Tuesday, September 6, 2016

What is Sleep?

This is how my mom left us when Will was 5 days old.
I've always been the kind of person who didn't need very much sleep. As a one year old, my mom quit giving me naps because if I took one, I wouldn't go to bed until 11. It's one of those characteristics that I've always had that I thought would be a blessing when the time came for me to have babies because I knew I wouldn't get very much sleep. And it has. I've been grateful that my body does okay without a lot of sleep. What I didn't fully grasp is the complete exhaustion that occurs when you have a baby.

This picture is one of the most genuine ones
I have of those early weeks with Will. Every
time I see it I cringe at the complete exhaustion
evidenced in my face, but this was my reality.
For the first few months of William's life, I didn't ever know what time it was. I slept when I could. While Ty was on paternity leave we kept crazy hours. Often we'd be awake in the middle of the night and sleep through the day. It mostly worked because we could take turns and just do what had to be done in order to get some rest. It got harder after Ty went back to work, and like every other new mom in the world, some nights were harder than others, but this is me. Before I got pregnant, 4 or 5 hours of sleep was enough to sustain me through the day. Pregnancy made it harder because I was so fatigued, but after Will was born I didn't feel like I needed as much sleep.

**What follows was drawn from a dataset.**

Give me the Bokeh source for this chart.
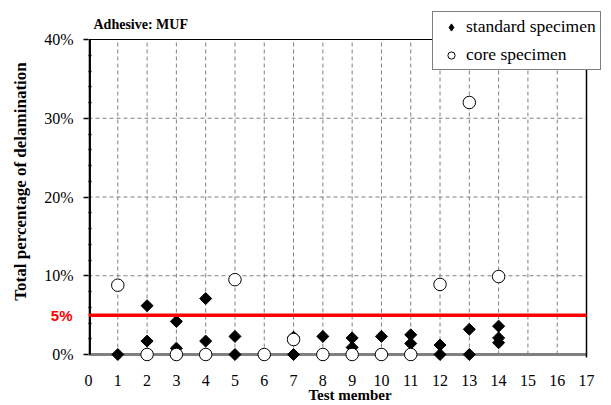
from bokeh.plotting import figure
from bokeh.models import (Label, Legend, LegendItem, FixedTicker, PrintfTickFormatter,
                          Range1d, LinearAxis)
from bokeh.embed import file_html
from bokeh.resources import INLINE
import numpy as np

# ---- data ----
std_member = [1, 2, 2, 3, 3, 4, 4, 5, 5, 7, 7, 8, 8, 9, 9, 10, 10, 11, 11, 12, 12, 13, 13, 14, 14, 14]
std_value = [0, 6.2, 1.7, 4.2, 0.8, 7.1, 1.7, 2.3, 0, 2.2, 0, 2.3, 0, 2.1, 0.9, 2.3, 0, 2.5, 1.4, 1.2, 0, 3.2, 0, 3.6, 2.1, 1.5]
core_member = [1, 2, 3, 4, 5, 6, 7, 8, 9, 10, 11, 12, 13, 14]
core_value = [8.8, 0, 0, 0, 9.5, 0, 1.9, 0, 0, 0, 0, 8.9, 32.0, 9.9]
x_ticks = list(range(0, 18))
y_ticks = [0, 10, 20, 30, 40]
y_minor = [v for v in range(0, 41, 2) if v % 10 != 0]
limit = 5
title_text = "Adhesive: MUF"
x_label = "Test member"
y_label = "Total percentage of delamination"

SERIF = "Liberation Serif"
W, H = 611, 405
FL, FR, FT, FB = 88, 586, 39, 354          # plot-area pixel box (left, right, top, bottom)
x0, x1 = x_ticks[0], x_ticks[-1]
y0, y1 = y_ticks[0], y_ticks[-1]
ppx = (FR - FL) / (x1 - x0)
ppy = (FB - FT) / (y1 - y0)
bottom_pad = 8                               # room below the zero line for markers

p = figure(width=W, height=H, output_backend="svg", toolbar_location=None,
           x_range=Range1d(x0, x1 + (W - FR) / ppx),
           y_range=Range1d(y0 - bottom_pad / ppy, y1 + FT / ppy),
           min_border_left=FL, min_border_right=0, min_border_top=0,
           min_border_bottom=H - FB - bottom_pad)
p.outline_line_color = None
p.background_fill_color = "white"

# axes
xa = p.xaxis[0]
xa.ticker = FixedTicker(ticks=x_ticks)
xa.axis_line_color = None
xa.major_tick_line_color = None
xa.minor_tick_line_color = None
xa.major_label_text_font = SERIF
xa.major_label_text_font_size = "16px"
xa.major_label_text_color = "black"
xa.major_label_standoff = 6
xa.axis_label = x_label
xa.axis_label_text_font = SERIF
xa.axis_label_text_font_size = "15px"
xa.axis_label_text_font_style = "bold"
xa.axis_label_text_color = "black"
xa.axis_label_standoff = -2

ya = p.yaxis[0]
ya.ticker = FixedTicker(ticks=y_ticks, minor_ticks=y_minor)
ya.formatter = PrintfTickFormatter(format="%d%%")
ya.bounds = (y0 - 2.16, y1)      # shifts the centred axis title down a little
ya.axis_line_color = None        # the rule itself is drawn below, from 0 to 40
ya.major_tick_line_color = "black"
ya.major_tick_line_width = 1.5
ya.major_tick_out = 5
ya.major_tick_in = 0
ya.minor_tick_line_color = "black"
ya.minor_tick_line_width = 1.5
ya.minor_tick_in = 3
ya.minor_tick_out = 0
ya.major_label_text_font = SERIF
ya.major_label_text_font_size = "16px"
ya.major_label_text_color = "black"
ya.major_label_standoff = 10
ya.axis_label = y_label
ya.axis_label_text_font = SERIF
ya.axis_label_text_font_size = "17px"
ya.axis_label_text_font_style = "bold"
ya.axis_label_text_color = "black"
ya.axis_label_standoff = 11

# red "5%" label: an outer left axis whose labels are pulled back next to the frame
ya2 = LinearAxis(ticker=FixedTicker(ticks=[limit]), formatter=PrintfTickFormatter(format="%d%%"),
                 axis_line_color=None,
                 major_tick_line_color=None, minor_tick_line_color=None,
                 major_tick_in=0, major_tick_out=0,
                 major_label_standoff=-64, major_label_text_color="#FF0000",
                 major_label_text_font="Liberation Sans", major_label_text_font_style="bold",
                 major_label_text_font_size="15px")
p.add_layout(ya2, "left")

# grids (limited to plot area)
p.xgrid.visible = False
p.ygrid.visible = False
gx = [t for t in x_ticks if x0 < t < x1]
p.segment(x0=gx, y0=[y0] * len(gx), x1=gx, y1=[y1] * len(gx),
          line_color="#808080", line_dash="4 3", line_width=1)
gy = [t for t in y_ticks if y0 < t < y1]
p.segment(x0=[x0] * len(gy), y0=gy, x1=[x1] * len(gy), y1=gy,
          line_color="#808080", line_dash="4 3", line_width=1)

# zero line, borders
p.segment(x0=[x0], y0=[y0], x1=[x1], y1=[y0], line_color="#808080", line_width=3)
p.segment(x0=[x0], y0=[y1], x1=[x1], y1=[y1], line_color="black", line_width=1.2)
p.segment(x0=[x1], y0=[y0 - 3 / ppy], x1=[x1], y1=[y1], line_color="black", line_width=1.5)
p.segment(x0=[x0 + 1.2 / ppx], y0=[y0], x1=[x0 + 1.2 / ppx], y1=[y1],
          line_color="black", line_width=2.5)

# data
r_std = p.scatter(std_member, std_value, marker="square", angle=np.pi / 4, size=8.5,
                  fill_color="black", line_color="black", line_width=1)
r_core = p.scatter(core_member, core_value, marker="circle", size=12.5,
                   fill_color="white", line_color="black", line_width=1)
# legend swatch for the diamonds (hidden renderer)
r_std_leg = p.scatter(std_member, std_value, marker="diamond", size=13,
                      fill_color="black", line_color="black", visible=False)

# 5% limit line
p.segment(x0=[x0], y0=[limit], x1=[x1], y1=[limit], line_color="#FF0000", line_width=3.5)

# title
p.add_layout(Label(x=x0, y=y1, x_offset=5, y_offset=15, text=title_text,
                   text_align="left", text_baseline="alphabetic", text_color="black",
                   text_font=SERIF, text_font_style="bold", text_font_size="14px"))

legend = Legend(items=[LegendItem(label="standard specimen", renderers=[r_std_leg]),
                       LegendItem(label="core specimen", renderers=[r_core])],
                location=(344, 292), label_text_font=SERIF, label_text_font_size="17.5px",
                label_text_color="black", border_line_color="black", border_line_width=1.2,
                background_fill_color="white", background_fill_alpha=1.0,
                inactive_fill_alpha=0.0,
                padding=4, spacing=7, glyph_width=28, glyph_height=18, label_height=16,
                label_standoff=1, margin=0)
p.add_layout(legend, "center")

open("out.html", "w").write(file_html(p, INLINE))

Then all of a sudden, every couple of weeks, I would just hit the wall and be so exhausted I would feel like I needed to sleep for three days straight just to function. What I learned most acutely was that functioning on few hours of sleep is different than waking up every hour for 10 hours. Never entering REM sleep is no joke. It was brutal, but just when I thought I would die from constant sleep deprivation, Will started sleeping pretty well. After that, he had a sleep regression, and today I've resigned myself to the reality that he is not a good sleeper.

I was always so relieved when I got Will to
sleep. I sent pictures like this to Ty at work a
lot because I knew he could appreciate them.
I don't know why Will doesn't nap or sleep well, but I do know that when people talk about newborns sleeping all the time, it doesn't apply to my baby. From the time he was born to the present, Will consistently has taken naps that only last 30-45 minutes at a time. It's our normal, but it's been hard to get used to. People always tell you to sleep when the baby sleeps, but when your baby only sleeps for short bursts of time, it's really hard to do that. In fact, trying to sleep while Will slept only made me resentful. I would put him down and by the time I had gone to the bathroom, taken a drink, and settled into bed to try to sleep, he would be awake again.

This summer has marked an interesting change in Will's sleep patterns. He'd be doing okay, and then we'd go to a family reunion and his whole schedule would deteriorate. We'd figure it out when we got home, and then we would have to leave again. One time he got an ear infection. Through the last weeks of summer, he was finally sleeping okay at night, but then I went back to school, and his sleep regressed again.

The sleep battle was never fought alone.
Being the only child right now means he gets a lot of cuddles when Ty and I are around. I think that with us both in school again, Will just misses all the connection. When he wakes up at night, he usually just needs a snuggle. Sometimes he wants to nurse, but a lot of the time I just rub his back or rock him and he settles down. Ty and I have even coslept with him a few times because he sleeps so much better with at least one of us next to him to reassure him when he wakes up.

I know it's normal for babies to wake up periodically through the night. I just didn't fully comprehend the scope of the amount of energy that goes into taking care of an infant night and day for weeks and months on end. I've spent hours googling how to help my baby sleep better, and basically what I've learned is that some babies just don't sleep very well, and this hopefully won't last forever. We've tried different sleep training methods. We have a solid bedtime routine. We use white noise and a humidifier. While each of these things has helped to varying degrees, Will just isn't a great sleeper, and neither was I. (I even apologized to my mom for that recently).

I love my sweet baby, and I've spent a lot of time holding him so he gets decent sleep. Ty even bought an amazing rocking chair that I've spent countless hours in as I've soothed and fed and read to and sung to our baby. It's pretty comfy for me to sleep in, so it works pretty well in moments of desperation. I just wish someone had honestly told me that on top of adjusting to being a new mom, there's always a possibility that your wonderful, sweet new baby won't sleep well and no amount of sleep training will help. Then maybe I wouldn't feel so alone in this struggle. I know this stage of sleep deprivation won't last forever, so for now I'll just try to remember that and enjoy the extra snuggles.
Mimi holds him for naps a lot when she's around.
I think it's one of the reasons why Will loves her so much.